Walking into The Scotch Whisky Experience for the first time, I expected stories, tasting notes, maybe a little theatre. What I did not expect was the quiet weight of a number: 3,384 bottles of Scotch Whisky, gathered together as a single Whisky Collection. Standing with that fact for a moment, it stops being a statistic and starts feeling like a time capsule. Not just whisky in glass, but decades of choices, regions, families, techniques, and changing tastes, all held in one place.

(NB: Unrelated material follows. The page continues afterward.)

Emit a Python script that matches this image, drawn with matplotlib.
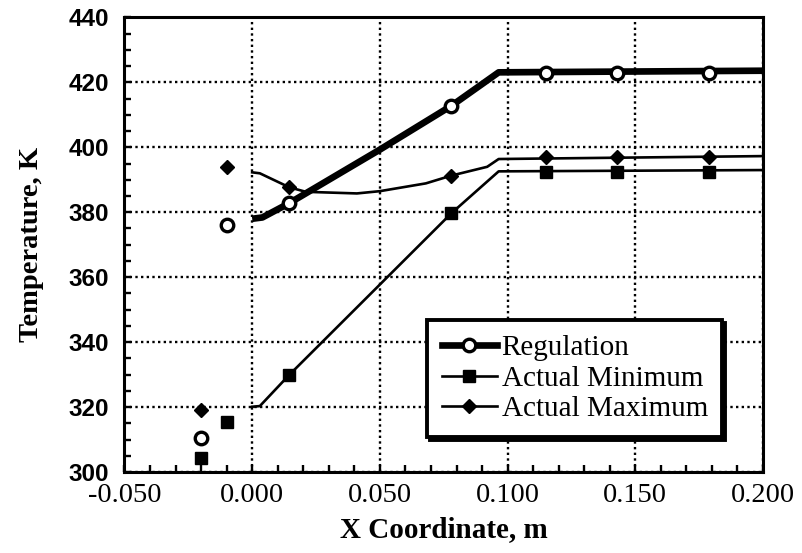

The Diageo Claive Vidiz Scotch Whisky Collection has made its home here, and the phrasing feels right. There is something domestic about it, like the bottles have finally been given a room where they can be understood. As a first time visitor, I found myself thinking less about rarity in the usual sense and more about what it means to preserve a record. Whisky is made to be opened and shared, yet here is a collection that has been protected in its entirety, kept whole so it can speak clearly.
That completeness is what makes it feel priceless. It is not only a display of labels and liquid, but a map of how Scotch has presented itself to the world. Branding shifts. Bottle shapes evolve. Names come and go. Distilleries rise, merge, reappear. Seeing it framed as an invaluable insight into recent history made me look closer at the details. The design decisions. The language on the labels. The way different eras tried to explain heritage, place, craft, and prestige.
In that sense, it really is a unique snapshot of 35 years of the Scotch whisky industry. Not a single moment captured, but a long exposure of an entire culture in motion. As I moved through the space, I kept feeling the same thought returning: this is history you can almost taste, even when you never open a bottle.